◆ YOUR GOAL: Below are some records. Copy every line in them that holds "with".
__________________________________________________
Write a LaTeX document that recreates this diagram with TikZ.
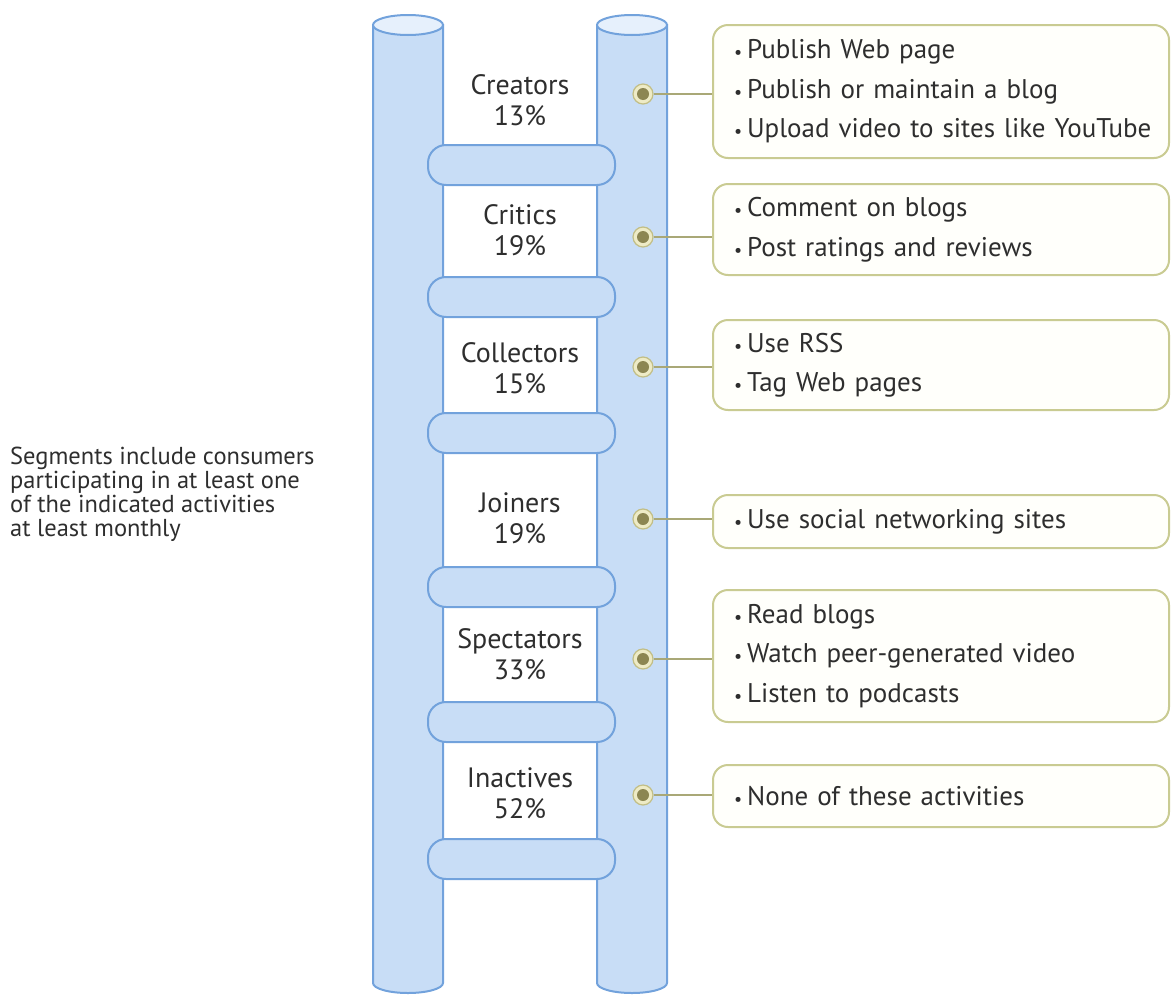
\documentclass[tikz,border=0pt]{standalone}
\usepackage{fontspec}
\setmainfont{PT Sans}
\definecolor{railfill}{HTML}{C8DDF6}
\definecolor{railtop}{HTML}{E6F0FC}
\definecolor{raildraw}{HTML}{72A2DC}
\definecolor{boxdraw}{HTML}{C9CB92}
\definecolor{boxfill}{HTML}{FFFFFB}
\definecolor{dotring}{HTML}{EEEBC6}
\definecolor{dotedge}{HTML}{C2BE86}
\definecolor{dotcore}{HTML}{8C8652}
\definecolor{conncol}{HTML}{A9A877}
\definecolor{txt}{HTML}{2E2E2E}
\newcommand{\bul}{\hspace*{12pt}{\fontsize{18}{18}\selectfont\textbullet}\hspace{5pt}}
\begin{document}
\begin{tikzpicture}[x=1pt,y=-1pt,
  rail/.style={fill=railfill,draw=raildraw,line width=2pt},
  railcap/.style={fill=railtop,draw=raildraw,line width=2pt},
  rung/.style={fill=railfill,draw=raildraw,line width=2pt,rounded corners=18pt},
  dot/.style={circle,minimum size=20pt,inner sep=0pt,fill=dotring,draw=dotedge,line width=1.2pt,
    path picture={\fill[dotcore] (path picture bounding box.center) circle (6pt);}},
  box/.style={rectangle,rounded corners=15pt,draw=boxdraw,fill=boxfill,line width=2pt,
    minimum width=456pt,text width=438pt,align=left,inner xsep=9pt,anchor=west,
    text=txt,font=\fontsize{27}{39.5}\selectfont},
  lbl/.style={align=center,text=txt,font=\fontsize{28}{31}\selectfont},
  conn/.style={draw=conncol,line width=1.5pt}
]
\useasboundingbox (0,0) rectangle (1173,999);
% rails
\draw[rail] (373,25) -- (373,983) arc[start angle=180,end angle=0,x radius=35,y radius=10] -- (443,25) -- cycle;
\draw[railcap] (408,25) ellipse[x radius=35,y radius=10];
\draw[rail] (597,25) -- (597,983) arc[start angle=180,end angle=0,x radius=35,y radius=10] -- (667,25) -- cycle;
\draw[railcap] (632,25) ellipse[x radius=35,y radius=10];
% rungs
\foreach \c in {165,297,433,587,722,859}{
  \draw[rung] (428,\c-20) rectangle (615,\c+20);
}
% labels
\node[lbl] (l1) at (520,100) {Creators\\13\%};
\node[lbl] (l2) at (520,230) {Critics\\19\%};
\node[lbl] (l3) at (520,368) {Collectors\\15\%};
\node[lbl] (l4) at (520,518) {Joiners\\19\%};
\node[lbl] (l5) at (520,654) {Spectators\\33\%};
\node[lbl] (l6) at (520,793) {Inactives\\52\%};
% dots
\node[dot] (d1) at (643,94) {};
\node[dot] (d2) at (643,237) {};
\node[dot] (d3) at (643,367) {};
\node[dot] (d4) at (643,519) {};
\node[dot] (d5) at (643,659) {};
\node[dot] (d6) at (643,795) {};
% boxes
\node[box,minimum height=133pt] (b1) at (712,91.5) {\bul Publish Web page\\\bul Publish or maintain a blog\\\bul Upload video to sites like YouTube};
\node[box,minimum height=91pt] (b2) at (712,229.5) {\bul Comment on blogs\\\bul Post ratings and reviews};
\node[box,minimum height=90pt] (b3) at (712,365) {\bul Use RSS\\\bul Tag Web pages};
\node[box,minimum height=53pt] (b4) at (712,521.5) {\bul Use social networking sites};
\node[box,minimum height=132pt] (b5) at (712,656) {\bul Read blogs\\\bul Watch peer-generated video\\\bul Listen to podcasts};
\node[box,minimum height=62pt] (b6) at (712,796) {\bul None of these activities};
% connectors
\foreach \i in {1,...,6}{
  \draw[conn] (d\i.east) -- (d\i -| b\i.west);
}
% side note
\node[anchor=north west,align=left,text=txt,inner sep=0pt,font=\fontsize{24.5}{24}\selectfont] (note) at (10,447)
  {Segments include consumers\\participating in at least one\\of the indicated activities\\at least monthly};
\end{tikzpicture}
\end{document}
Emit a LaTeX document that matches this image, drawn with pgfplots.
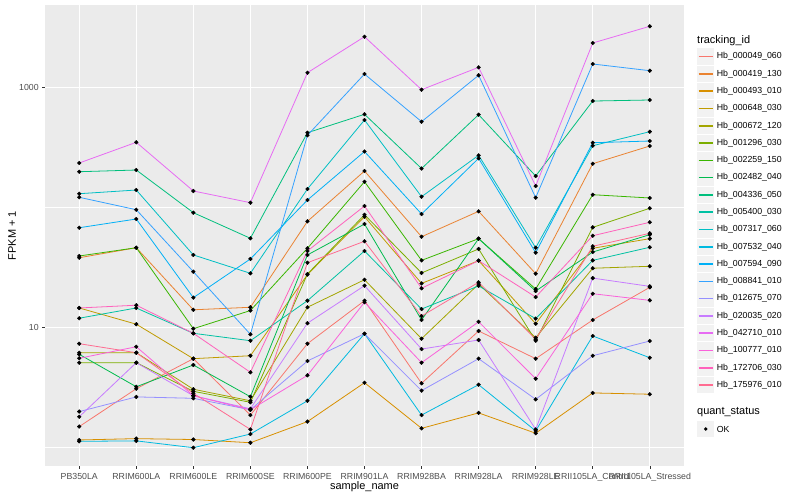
\documentclass[border=0pt]{standalone}
\usepackage{fontspec}
\setmainfont{Liberation Sans}
\usepackage{pgfplots}
\pgfplotsset{compat=1.18}
\usepackage{pgfplotstable}

% ggplot hue palette, 20 levels
\definecolor{c1}{HTML}{F8766D}
\definecolor{c2}{HTML}{EA8331}
\definecolor{c3}{HTML}{D89000}
\definecolor{c4}{HTML}{C09B00}
\definecolor{c5}{HTML}{A3A500}
\definecolor{c6}{HTML}{7CAE00}
\definecolor{c7}{HTML}{39B600}
\definecolor{c8}{HTML}{00BB4E}
\definecolor{c9}{HTML}{00BF7D}
\definecolor{c10}{HTML}{00C1A3}
\definecolor{c11}{HTML}{00BFC4}
\definecolor{c12}{HTML}{00BAE0}
\definecolor{c13}{HTML}{00B0F6}
\definecolor{c14}{HTML}{35A2FF}
\definecolor{c15}{HTML}{9590FF}
\definecolor{c16}{HTML}{C77CFF}
\definecolor{c17}{HTML}{E76BF3}
\definecolor{c18}{HTML}{FA62DB}
\definecolor{c19}{HTML}{FF62BC}
\definecolor{c20}{HTML}{FF6C91}
\definecolor{panel}{HTML}{EBEBEB}
\definecolor{keybg}{HTML}{F2F2F2}
\definecolor{ticktxt}{HTML}{4D4D4D}
\definecolor{tickcol}{HTML}{333333}

% FPKM + 1, one column per tracking_id (s1 = Hb_000049_060 ... s20 = Hb_175976_010)
\pgfplotstableread{
x s1 s2 s3 s4 s5 s6 s7 s8 s9 s10 s11 s12 s13 s14 s15 s16 s17 s18 s19 s20
0 1.50 38.3 1.16 14.6 6.19 5.11 39.6 6.00 199.5 12.0 130.8 1.13 68.1 122.1 2.00 1.81 235.8 5.56 14.6 7.36
1 3.10 46.4 1.19 10.7 6.19 5.11 46.4 3.22 206.1 14.6 140.4 1.14 80.5 96.2 2.65 5.11 350.8 6.94 15.4 6.19
2 5.52 14.1 1.17 5.52 3.07 2.95 9.81 4.89 90.9 8.98 40.4 1.00 17.8 29.3 2.58 2.71 137.8 2.71 8.98 2.84
3 1.87 14.8 1.10 5.84 2.46 2.39 13.9 2.66 55.6 7.79 28.4 1.30 37.4 8.81 2.07 2.11 110.1 2.07 4.25 1.42
4 7.36 77.0 1.65 27.7 14.8 28.0 45.9 40.4 421.7 16.8 143.2 2.46 115.9 401.3 5.28 10.9 1333 4.01 43.6 34.8
5 16.8 202.2 3.48 84.1 25.1 87.4 164.7 73.1 600.3 43.6 538 8.91 294 1300 8.91 22.4 2661 16.3 103.3 52.5
6 3.44 57.3 1.45 23.4 8.10 28.6 36.4 11.6 212.1 14.3 123.5 1.87 88.6 520.9 2.99 6.64 962.3 5.11 21.3 12.5
7 9.39 93.3 1.95 36.2 23.1 45.3 55.2 55.2 595.7 22.3 273.3 3.35 258 1269 5.52 7.90 1479 11.2 36.2 23.9
8 5.52 28.2 1.32 10.8 8.25 7.79 21.0 20.2 183.7 11.9 46.4 1.38 42.2 121.2 2.53 1.42 151.6 3.76 18.0 8.00
9 11.6 232.6 2.86 45.9 31.3 68.6 128.3 42.7 774.5 36.4 328.6 8.53 348 1576 5.84 25.9 2358 19.2 58.4 47.7
10 21.7 326.7 2.79 55.2 32.5 98.9 120.5 59.6 789.8 46.8 429.9 5.62 359.5 1386 7.75 22.1 3249 16.9 75.6 61.2
}\expr

\begin{document}
\begin{tikzpicture}[x=1bp,y=1bp]
\useasboundingbox (0,0) rectangle (800,500);
\begin{axis}[
  at={(45bp,34bp)}, anchor=south west,
  scale only axis, width=639bp, height=461bp,
  xmin=-0.6, xmax=10.6,
  ymode=log, ymin=0.704, ymax=4890,
  axis background/.style={fill=panel},
  axis line style={draw=none},
  xtick={0,...,10},
  xticklabels={PB350LA,RRIM600LA,RRIM600LE,RRIM600SE,RRIM600PE,RRIM901LA,RRIM928BA,RRIM928LA,RRIM928LE,RRII105LA\_Control,RRII105LA\_Stressed},
  ytick={10,1000}, yticklabels={10,1000},
  minor ytick={1,100},
  grid=both,
  major grid style={white, line width=1.1pt},
  minor grid style={white, line width=0.55pt},
  tick pos=left, tick align=outside,
  major tick length=2.75pt, minor tick length=0pt,
  tick style={tickcol, line width=0.5pt},
  ticklabel style={font=\fontsize{8.8}{10}\selectfont, text=ticktxt},
  xticklabel style={yshift=-1pt},
  xlabel={sample\_name}, ylabel={FPKM + 1},
  every axis x label/.style={at={(rel axis cs:0.5,0)}, anchor=center, yshift=-21bp, font=\fontsize{11}{13}\selectfont},
  every axis y label/.style={at={(axis description cs:-0.0516,0.5)}, anchor=center, rotate=90, font=\fontsize{11}{13}\selectfont},
]
\pgfplotsinvokeforeach{1,...,20}{
  \addplot[color=c#1, line width=0.8pt, no marks] table[x=x, y=s#1] {\expr};
}
\pgfplotsinvokeforeach{1,...,20}{
  \addplot[only marks, mark=*, mark size=1.9pt, black] table[x=x, y=s#1] {\expr};
}
\end{axis}

% legend: tracking_id
\node[anchor=west, font=\fontsize{11}{13}\selectfont, inner sep=0] at (697,459.3) {tracking\_id};
\foreach \i/\lab in {1/Hb\_000049\_060, 2/Hb\_000419\_130, 3/Hb\_000493\_010, 4/Hb\_000648\_030,
  5/Hb\_000672\_120, 6/Hb\_001296\_030, 7/Hb\_002259\_150, 8/Hb\_002482\_040, 9/Hb\_004336\_050,
  10/Hb\_005400\_030, 11/Hb\_007317\_060, 12/Hb\_007532\_040, 13/Hb\_007594\_090, 14/Hb\_008841\_010,
  15/Hb\_012675\_070, 16/Hb\_020035\_020, 17/Hb\_042710\_010, 18/Hb\_100777\_010, 19/Hb\_172706\_030,
  20/Hb\_175976\_010} {
  \pgfmathsetmacro{\yy}{443.3-(\i-1)*17.28}
  \edef\keycol{c\i}
  \fill[keybg] (697.3,\yy-8.2) rectangle (714,\yy+8.2);
  \draw[draw=\keycol, line width=1.6bp] (698.7,\yy) -- (712.6,\yy);
  \node[anchor=west, font=\fontsize{8.8}{10}\selectfont, inner sep=0] at (716.7,\yy) {\lab};
}
% legend: quant_status
\node[anchor=west, font=\fontsize{11}{13}\selectfont, inner sep=0] at (697,87.7) {quant\_status};
\fill[keybg] (697.3,71-8.2) rectangle (714,71+8.2);
\fill[black] (705.65,71) circle (1.9pt);
\node[anchor=west, font=\fontsize{8.8}{10}\selectfont, inner sep=0] at (716.7,71) {OK};
\end{tikzpicture}
\end{document}
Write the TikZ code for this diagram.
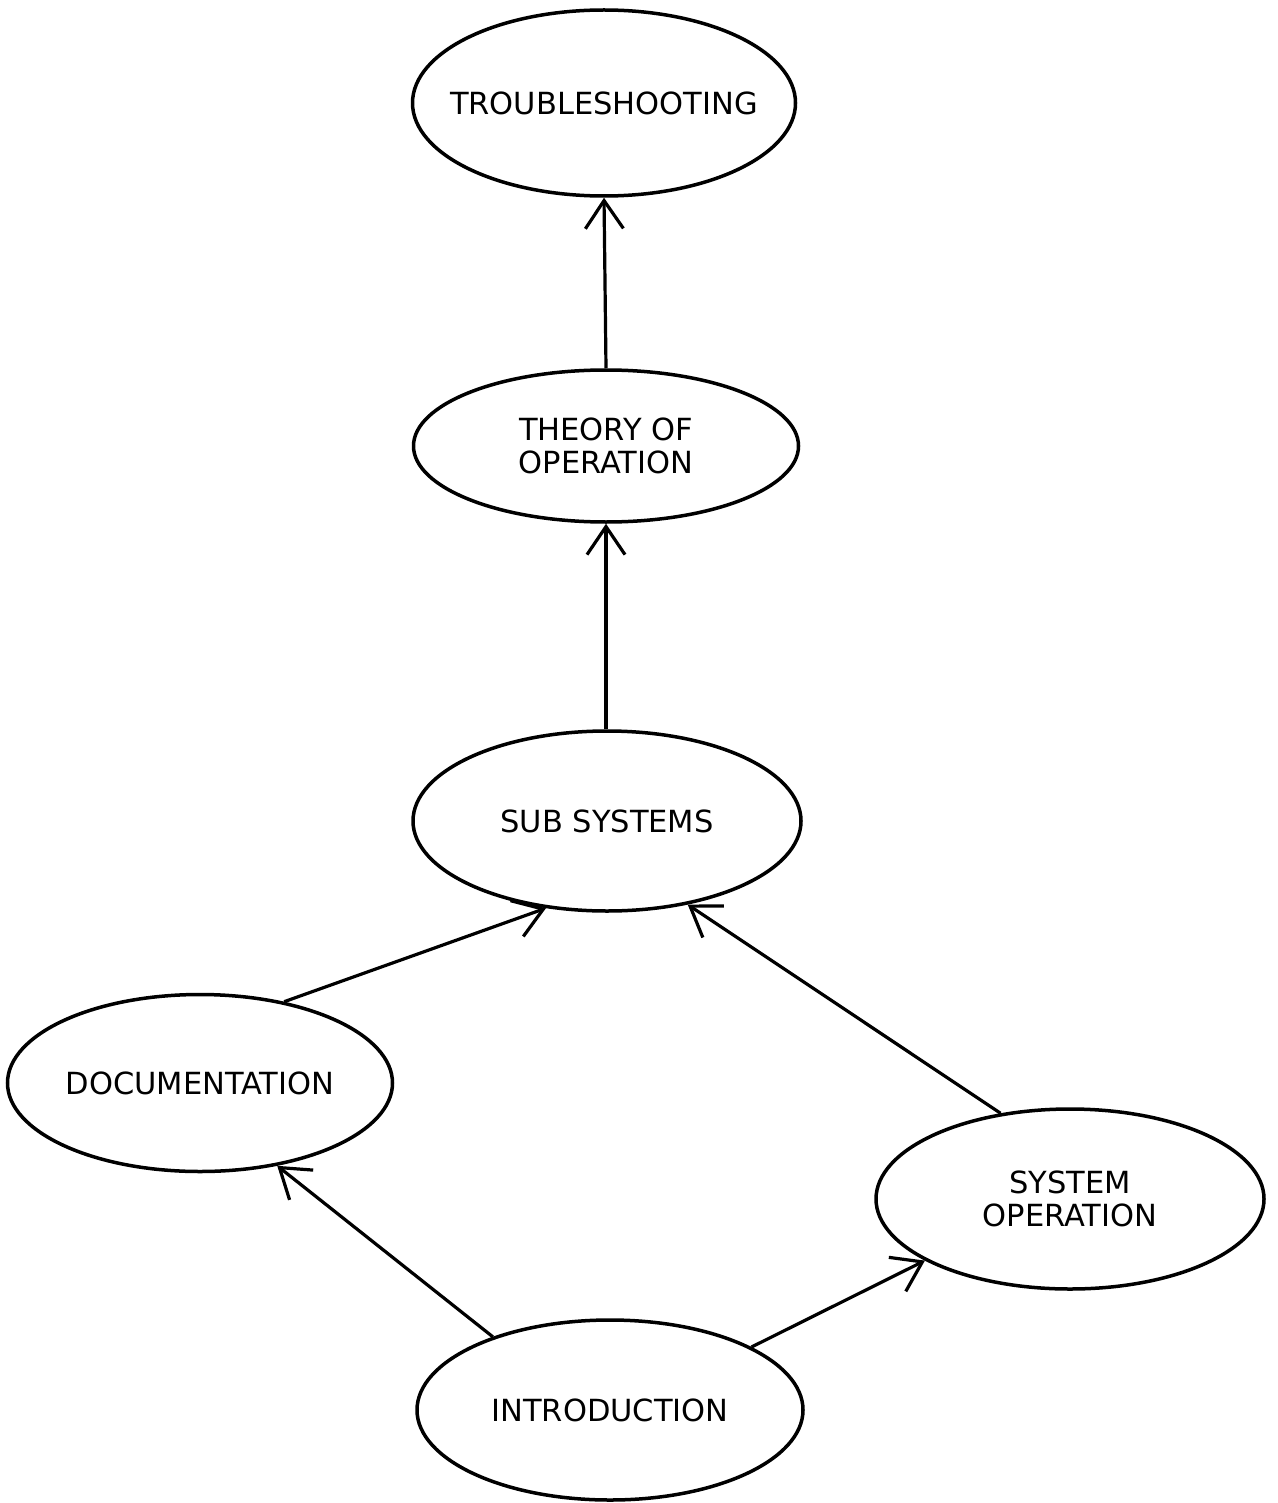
\documentclass[tikz,border=0pt]{standalone}
\usepackage{fontspec}
\setmainfont{DejaVu Sans}
\usetikzlibrary{shapes.geometric,arrows.meta}
\begin{document}
\begin{tikzpicture}[x=1pt,y=-1pt,
  bubble/.style={draw,ellipse,line width=3.5pt,inner sep=0pt},
  lbl/.style={font=\fontsize{30.5}{33}\selectfont,align=center,inner sep=0pt},
  link/.style={line width=3.2pt,-{Straight Barb[length=28pt,width=38pt,line width=3.2pt]}}]
\useasboundingbox (0,0) rectangle (1277,1503);
\node[bubble,minimum width=383pt,minimum height=186pt,
  label={[lbl]center:TROUBLESHOOTING}] (trb) at (604,103) {};
\node[bubble,minimum width=385pt,minimum height=152pt,
  label={[lbl]center:THEORY OF\\OPERATION}] (thy) at (606,446) {};
\node[bubble,minimum width=388pt,minimum height=180pt,
  label={[lbl]center:SUB SYSTEMS}] (sub) at (607,821) {};
\node[bubble,minimum width=385pt,minimum height=177pt,
  label={[lbl]center:DOCUMENTATION}] (doc) at (200,1083) {};
\node[bubble,minimum width=388pt,minimum height=180pt,
  label={[lbl]center:SYSTEM\\OPERATION}] (sop) at (1070,1199) {};
\node[bubble,minimum width=386pt,minimum height=180pt,
  label={[lbl]center:INTRODUCTION}] (intro) at (610,1410) {};
\draw[link] (intro.148) -- (doc.-47);
\draw[link] (intro.24) -- (sop.-157);
\draw[link] (doc.44) -- (sub.-125);
\draw[link] (sop.129) -- (sub.-46);
\draw[link] (sub.north -| thy.south) -- (thy.south);
\draw[link] (thy.north) -- (trb.south);
\end{tikzpicture}
\end{document}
__________________________________________________
◆ RESULT OF THIS EXERCISE:
Write a LaTeX document that recreates this diagram with TikZ.
Emit a LaTeX document that matches this image, drawn with pgfplots.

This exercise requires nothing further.